Last night I attended a Sundance screening of Douglas McGrath‘s Becoming Mike Nichols (HBO, 2.22), a 72-minute chat between Nichols and Jack O’Brien that was taped late in the summer of ’14, or about three months before Nichols passed at age 83. It’s very good as far as it goes — time well spent with a guy who knew his stuff and how to tell a good story, and who knew from wisdom and smoothitude with a pinch of irony.


Becoming Mike Nichols director Douglas McGrath (r.) and exec producer Frank Rich (l.) following last night’s debut screening at Park City’s Egyptian theatre.

Any conversation with a gifted and loquacious fellow is probably worth your time, but Becoming Mike Nichols is about one of the greatest directors ever talking about the most vital and exciting period in his life, or between the beginning of Nichols’ comedic-improv partnership with Elaine May in the late ’50s through his directorial triumph with The Graduate in ’67.

McGrath’s rationale for keeping the doc short is sound.

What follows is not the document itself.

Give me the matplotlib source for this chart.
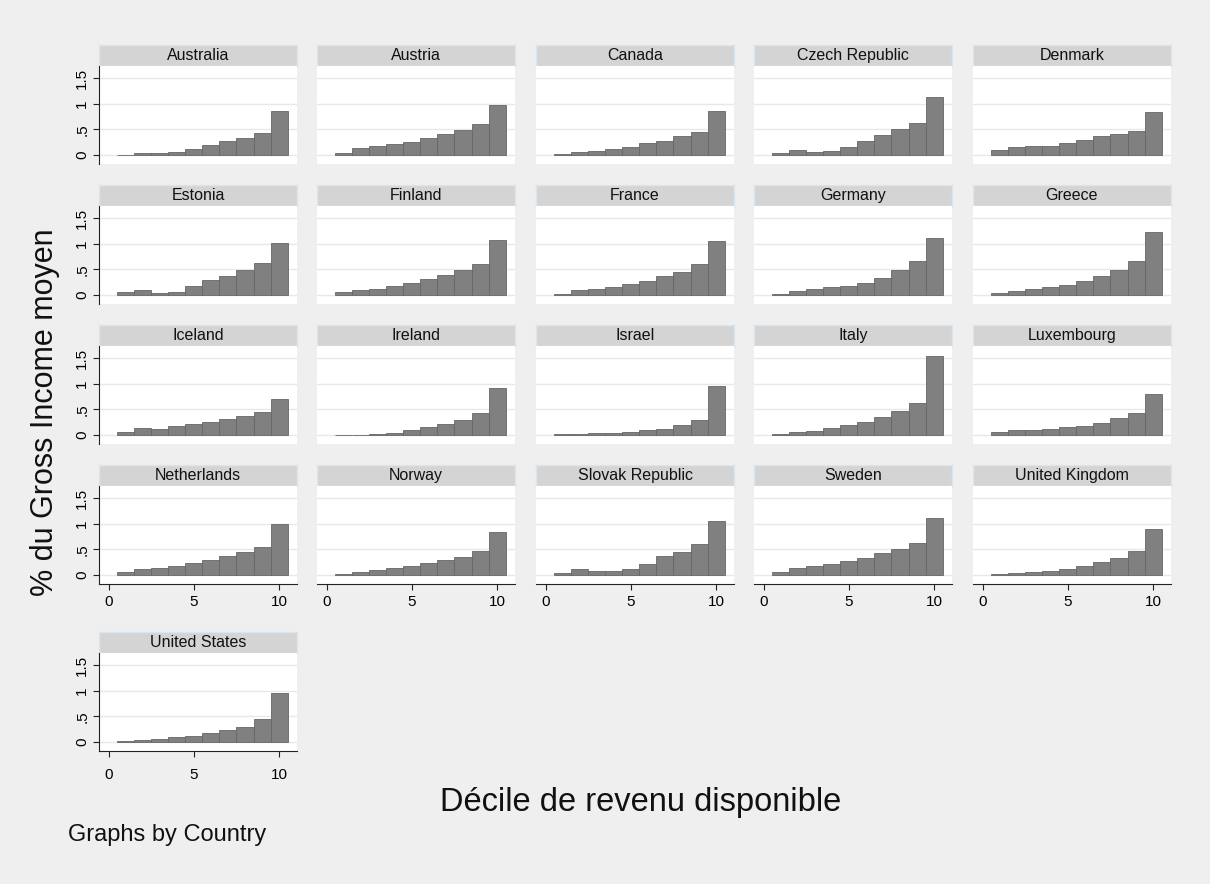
import matplotlib
matplotlib.use("Agg")
import matplotlib.pyplot as plt

plt.rcParams['font.family'] = ['Liberation Sans', 'DejaVu Sans']

deciles = [1, 2, 3, 4, 5, 6, 7, 8, 9, 10]

countries = ['Australia', 'Austria', 'Canada', 'Czech Republic', 'Denmark',
             'Estonia', 'Finland', 'France', 'Germany', 'Greece',
             'Iceland', 'Ireland', 'Israel', 'Italy', 'Luxembourg',
             'Netherlands', 'Norway', 'Slovak Republic', 'Sweden', 'United Kingdom',
             'United States']

australia = [0.005, 0.03, 0.03, 0.05, 0.11, 0.19, 0.27, 0.32, 0.43, 0.85]
austria = [0.04, 0.125, 0.17, 0.21, 0.25, 0.32, 0.40, 0.49, 0.61, 0.97]
canada = [0.01, 0.05, 0.08, 0.12, 0.16, 0.23, 0.28, 0.36, 0.45, 0.86]
czech = [0.03, 0.10, 0.05, 0.07, 0.15, 0.28, 0.38, 0.50, 0.62, 1.14]
denmark = [0.09, 0.15, 0.17, 0.18, 0.23, 0.29, 0.36, 0.40, 0.47, 0.84]
estonia = [0.05, 0.09, 0.04, 0.06, 0.17, 0.30, 0.37, 0.49, 0.63, 1.02]
finland = [0.05, 0.09, 0.12, 0.17, 0.24, 0.31, 0.39, 0.49, 0.60, 1.07]
france = [0.01, 0.09, 0.12, 0.16, 0.22, 0.28, 0.36, 0.45, 0.61, 1.06]
germany = [0.01, 0.08, 0.12, 0.15, 0.18, 0.24, 0.33, 0.48, 0.67, 1.12]
greece = [0.04, 0.07, 0.12, 0.15, 0.19, 0.28, 0.37, 0.49, 0.66, 1.24]
iceland = [0.05, 0.13, 0.12, 0.18, 0.22, 0.26, 0.31, 0.37, 0.45, 0.71]
ireland = [0.0, 0.005, 0.02, 0.04, 0.09, 0.15, 0.21, 0.30, 0.43, 0.92]
israel = [0.01, 0.02, 0.03, 0.04, 0.06, 0.09, 0.12, 0.19, 0.30, 0.95]
italy = [0.02, 0.05, 0.08, 0.13, 0.19, 0.26, 0.34, 0.46, 0.62, 1.55]
luxembourg = [0.05, 0.09, 0.10, 0.12, 0.15, 0.18, 0.24, 0.32, 0.43, 0.80]
netherlands = [0.06, 0.11, 0.14, 0.18, 0.23, 0.29, 0.37, 0.45, 0.55, 1.00]
norway = [0.02, 0.06, 0.10, 0.14, 0.18, 0.23, 0.29, 0.35, 0.47, 0.83]
slovakia = [0.04, 0.11, 0.07, 0.07, 0.11, 0.21, 0.36, 0.45, 0.60, 1.06]
sweden = [0.05, 0.14, 0.18, 0.22, 0.27, 0.33, 0.42, 0.50, 0.63, 1.11]
uk = [0.01, 0.03, 0.05, 0.08, 0.12, 0.18, 0.25, 0.33, 0.46, 0.89]
usa = [0.01, 0.03, 0.06, 0.09, 0.12, 0.17, 0.23, 0.30, 0.44, 0.96]

series = [australia, austria, canada, czech, denmark,
          estonia, finland, france, germany, greece,
          iceland, ireland, israel, italy, luxembourg,
          netherlands, norway, slovakia, sweden, uk,
          usa]

yticks = [0, 0.5, 1, 1.5]
ytick_labels = ['0', '.5', '1', '1.5']
xticks = [0, 5, 10]

W, H = 1210, 884
fig = plt.figure(figsize=(W / 100, H / 100), dpi=100)
fig.patch.set_facecolor('#efefef')

col_left = [99, 317, 536, 754, 973]
row_top = [45, 185, 325, 465, 632]
pw = 198
strip_h = 21
plot_h = 98


def px_axes(left, top, width, height):
    return fig.add_axes([left / W, 1 - (top + height) / H, width / W, height / H])


for i, (name, vals) in enumerate(zip(countries, series)):
    r, c = divmod(i, 5)
    left = col_left[c]
    top = row_top[r]

    # strip title
    sax = px_axes(left, top, pw, strip_h)
    sax.set_facecolor('#d4d4d4')
    sax.set_xticks([])
    sax.set_yticks([])
    for s in sax.spines.values():
        s.set_color('#dbe5ee')
        s.set_linewidth(1.0)
    sax.text(0.5, 0.5, name, ha='center', va='center', fontsize=11.5,
             color='#111111', transform=sax.transAxes)

    ax = px_axes(left, top + strip_h, pw, plot_h)
    ax.set_facecolor('white')
    ax.bar(deciles, vals, width=1, color='#808080', edgecolor='#666666',
           linewidth=0.6, zorder=3)
    ax.set_xlim(-0.56, 11.05)
    ax.set_ylim(-0.18, 1.74)
    ax.set_yticks(yticks)
    ax.grid(axis='y', color='#e8e8e8', linewidth=1.0, zorder=0)
    for s in ['top', 'right']:
        ax.spines[s].set_visible(False)

    first_col = (c == 0)
    bottom_row = (i >= 15)
    if first_col:
        ax.spines['left'].set_color('#222222')
        ax.spines['left'].set_linewidth(0.8)
        ax.set_yticklabels(ytick_labels, rotation=90, va='center', fontsize=11)
        ax.tick_params(axis='y', length=4, width=0.8, color='#222222', pad=3)
    else:
        ax.spines['left'].set_visible(False)
        ax.tick_params(axis='y', length=0, labelleft=False)

    if bottom_row:
        ax.spines['bottom'].set_color('#222222')
        ax.spines['bottom'].set_linewidth(0.8)
        ax.set_xticks(xticks)
        ax.set_xticklabels([str(t) for t in xticks], fontsize=11)
        ax.tick_params(axis='x', length=4, width=0.8, color='#222222',
                       pad=4 if r == 3 else 8)
    else:
        ax.spines['bottom'].set_visible(False)
        ax.set_xticks([])

fig.text(45 / W, 1 - 412 / H, '% du Gross Income moyen', rotation=90,
         ha='center', va='center', fontsize=22, color='#111111')
fig.text(641 / W, 1 - 803 / H, 'Décile de revenu disponible',
         ha='center', va='center', fontsize=23.5, color='#111111')
fig.text(68 / W, 1 - 835 / H, 'Graphs by Country',
         ha='left', va='center', fontsize=17, color='#111111')

fig.savefig('out.png', dpi=100, facecolor=fig.get_facecolor())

The “hungry and exploring and trying to make it” chapter in anyone’s life is always the most robust. Things are never quite as exciting once you’ve become a success. Then your story becomes a story about whether to risk or maintain, and because people almost always try for a lopsided mixture of the two (a hint of risk with a lot of maintenance) something always dies or slows down in the narrative.

What’s the best line in the whole piece? An observation about marriages or romantic relationships. At any given moment, Nichols tells O’Brien, a relationship is either about (a) seduction, (b) negotiating or (c) fighting. You’d think that a healthy pairing would be about more than this, but as I thought about it last night as I walked home I began to realize that Nichols was right.

Another Nichols tribute, a PBS American Masters tribute directed by May, airs tonight (1.29). McGrath’s doc, as noted, debuts on February 22nd.

Here’s my Nichols obit, posted on 11.20.14. Here’s an mp3 (4.14.09) of a red-carpet chat I did with Nichols at the start of a MOMA tribute.

Significant passage from HE obit: “Nichols’ film-directing career (which alternated from time to time with directing and producing hit Broadway plays), was flourishy and satisfying and sometimes connected with the profound, and it lasted from the mid ’60s to the mid aughts. Nichols had a touch and a style that everyone seemed to recognize, a certain mixture of sophisticated urban comedy and general gravitas.

“His first gusher was Who’s Afraid of Virginia Wolff in 1966, and his last truly excellent film was HBO’s Angels in America. If you add Nichols’ brilliant late ’50s thru early ’60s stand-up comedy period with Elaine May, he really was Mr. King Shit for the better part of a half-century.

“But his most profound filmic output happened during a nine year period between ’66 through ’75 — a chapter known for a certain stylistic signature mixed with an intense and somewhat tortured psychology that came from his European Jewish roots. Longtime Nichols collaborator Richard Sylbert, whom I knew fairly well from the late ’80s to the early aughts, explained it to me once. Nichols had developed that static, ultra-carefully composed, long-take visual approach that we saw in The Graduate, Catch 22, Carnal Knowledge, Day of the Dolphin and The Fortune, and this signature was, Sylbert believed, what elevated Nichols into the Movie God realm.

“And then Nichols suffered a kind of crisis or collapse of the spirit after the double-flop of Dolphin and Fortune, and he withdrew from feature films for eight years, doing little or nothing for a certain period and then focusing on plays for the most part. He rebounded big-time with Silkwood in ’83, but the way he shot and paced that successful, well-reviewed drama showed that the great stylistic signature of his mid ’60s to mid ’70s films was no more. The ever-gifted Nichols never lost his sensitivity or refinement, but the anguished artist phase had ended.”